In a speech at AEI today, Senator Marco Rubio outlined a broad vision for reducing poverty and increasing opportunity. Here's the most important thing that Rubio said: 

The only solution that will achieve meaningful and lasting results is to provide those who are stuck in low paying jobs the real opportunity to move up to better paying jobs. And to do this we must focus on policies that help our economy create those jobs and that help people overcome the obstacles between them and better paying work. The War on Poverty accomplished neither of these two things.
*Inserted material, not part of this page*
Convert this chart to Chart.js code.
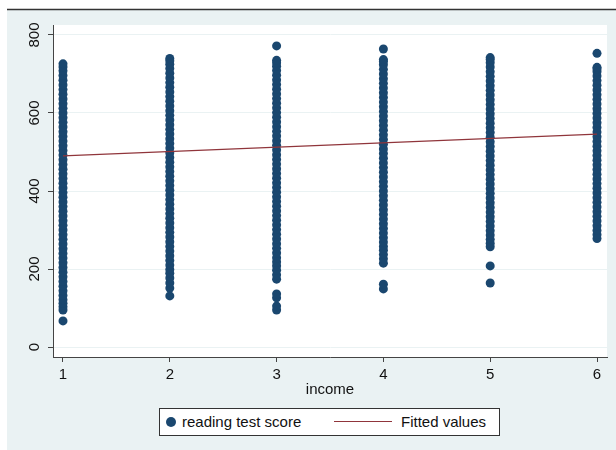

Rubio is exactly right that good paying jobs are the ultimate solution to poverty. By the same token, the disappearance of such jobs starting in the 1960s thanks to de-industrialization helps account for much of the entrenched poverty that arose in subsequent decades -- a point that conservatives rarely acknowledge in their haste to blame government and the poor themselves for poverty.
 
Regardless, Rubio is right that, to reduce poverty, we need to figure out how to create better paying jobs and make sure people have the skills to fill them. Rubio is also largely right that leading anti-poverty programs haven't done that, since those programs mainly clean up the mess left by the low-wage economy and unemployment. The main exception here are the education initiatives that stemmed from the Great Society, including Pell Grants.
 
So, yes, I'm on the same page with Rubio about elements of his analysis. But here's the big question: What is Rubio's plan -- or that of any conservative -- for actually creating better paying jobs? As things stand now, the U.S. economy -- even when it's humming along -- mainly produces lots of poorly paying jobs. According to government data, 46 percent of American workers earn less than $25,000 a year. Nearly a third of jobs pay under $15,000. This is the problem, in a nutshell. 
 
Conservatives can claim to have ideas for creating more jobs -- if you believe that steps like cutting taxes and red tape will spur economic growth. Conservatives can also claim to have ideas for creating a more skilled workforce -- if you believe that charter schools and vouchers will improve our education system. 
 
But creating more jobs and more skilled workers is not the same as creating better paying jobs. As things now stand, BLS data shows that many of the fastest growing occupations over the next decade employing the most workers will pay poorly and not require many skills -- e.g., home health aides. Faster growth of the present American economy will mainly result in more lousy jobs. And while growth may tighten labor markets and raise wages somewhat, it doesn't solve the fundamental problem of how to create an economy with many, many more skilled jobs that pay well, include benefits, and can sustain a middle class life. 
 
What's more, the future jobs data shows that the fastest growing jobs that do pay well are nearly all in the healthcare sector. But the money being paid to these people is coming out of everyone else's pocket through higher insurance premiums and healthcare costs. Ideally, we're able to reduce this kind of job growth in coming years, not expand it. What we really need are more skilled Americans producing high-value goods and services that are sold to other countries as opposed to just moving around wealth here. 
 
To be sure, conservatives do have an agenda for increasing exports through more free trade and by more drilling to export natural gas. But free trade is a mixed bag: higher exports help some workers, but more imports have famously undermined American wages in recent decades. As for the energy sector, it isn't big enough to really make much of a dent in the jobs challenge. 
 
So Senator Rubio: What's the plan for those "better paying" jobs? Because without that plan, you don't have an anti-poverty agenda. You have an agenda for a bigger low-wage economy.